3. Negotiate the chosen interest rate. It's possible to bargain with your mortgage broker on rates and fees, especially if she or he has broken out the origination fee, which is similar to a commission. But remember, an origination fee -- typically 1 percent of the loan -- is also a part of the cost.

4. Review the good faith estimate (GFE). After you've selected a interest rate, the servicer of the loan, whether it's a bank or a mortgage broker, is required by law to provide a good faith estimate to the borrower within 3 days of applying for the loan. The three-page document details the fees and costs of the loan. While some of the fees -- insurance, appraisal and title fees are standard, Tatom recommends taking a closer look at the "adjusted origination fees" that are on the second top page of the document. In this section, the broker should spell out the extra fees, including origination fees or other miscellaneous fees accessed by the mortgage firm. If not, borrowers can request to see an itemized list of fees.

5. Beware of the yield spread premium, a bigger commission charged by brokers to offer higher interest rates in exchange for lower upfront costs.

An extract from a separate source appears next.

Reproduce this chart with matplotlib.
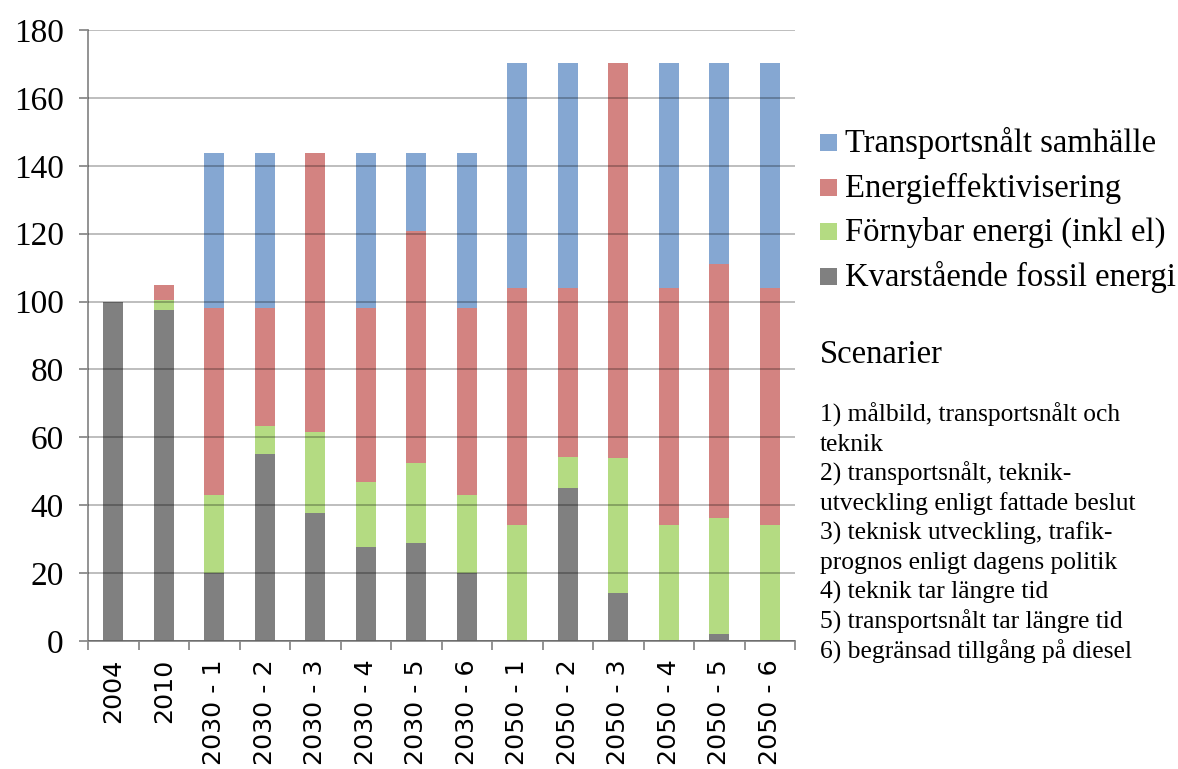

It is usually clumped together with origination fees in the form of a rebate and by law, mortgage brokers are required to pay this money back to the borrower at a later point. (Banks, on the other hand, have a fee called service release premium which is not legally required to be returned to the borrower).

But a low-cost refinance covering your closing costs or a large percentage of closing costs is also likely to result in a higher interest rate. Even though current mortgage payments would drop, homeowners eying a zero-closing cost mortgage need to be aware that an elevated interest rate could increase total interest expenses over the course of the loan. In other words, this means a homeowner may pay more in total interest costs after the refinance than before.